U.S. labor unions, having helped Barack Obama win the presidency, entertain high hopes he will enact their agenda to bolster their negotiating power with employers and increase their numbers after decades of decline, reuters reported.
Unions have "an unprecedented amount of leverage" after turning out white middle-class voters for Obama in battleground industrial states like Pennsylvania and Ohio that he won in Tuesday's election but had lost in the Democratic nominating primaries, said University of Illinois-Chicago labor expert Robert Bruno.
"American workers won this election," said Anna Burger, chairman of the labor coalition "Change to Win" at a news conference this week in Washington. "The mandate has never been so overwhelming for a progressive economic agenda."

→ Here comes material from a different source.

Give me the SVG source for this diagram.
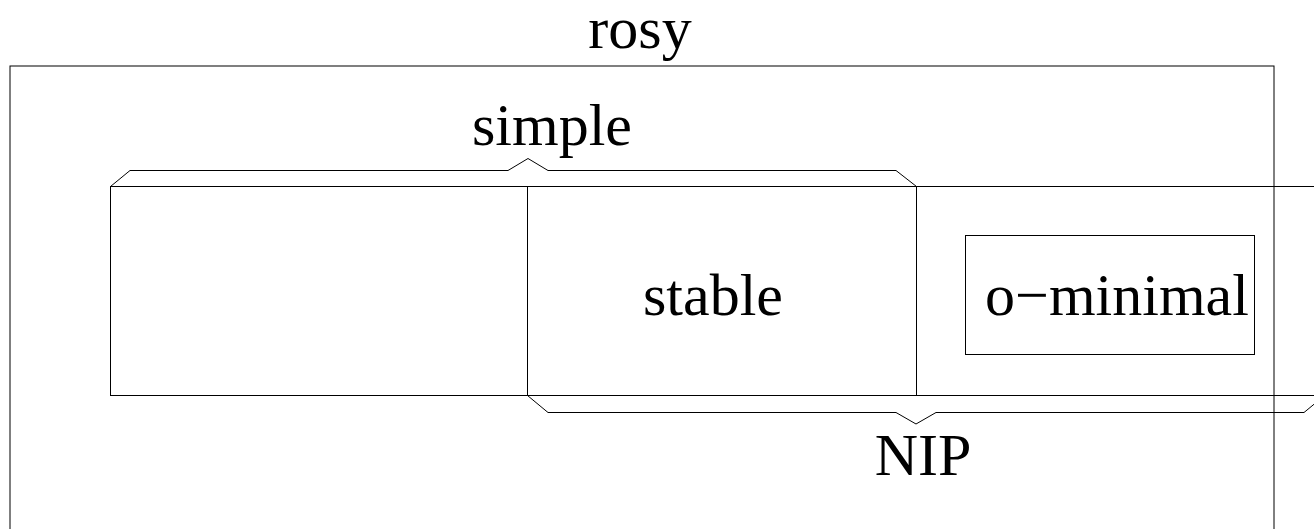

A cornerstone of labor's agenda is passage of the Employee Free Choice Act that unions argue restores balance to its negotiations with employers, but is described as "Armageddon" by a leading business group.
Burger said she expected the measure and other parts of the unions' agenda to be addressed in the first 100 days of the Obama administration, which takes office on January 20.
Other labor leaders sought to dampen the notion they were owed something by the incoming administration.
"That is not the way Obama works," said Bill Samuel, legislative director of the AFL-CIO, America's biggest labor organization.
"We are part of the conversation about the economy right now in a way that we weren't when the Republicans were in charge ... we see the world in the same way (as Democratic leaders)," Samuel said.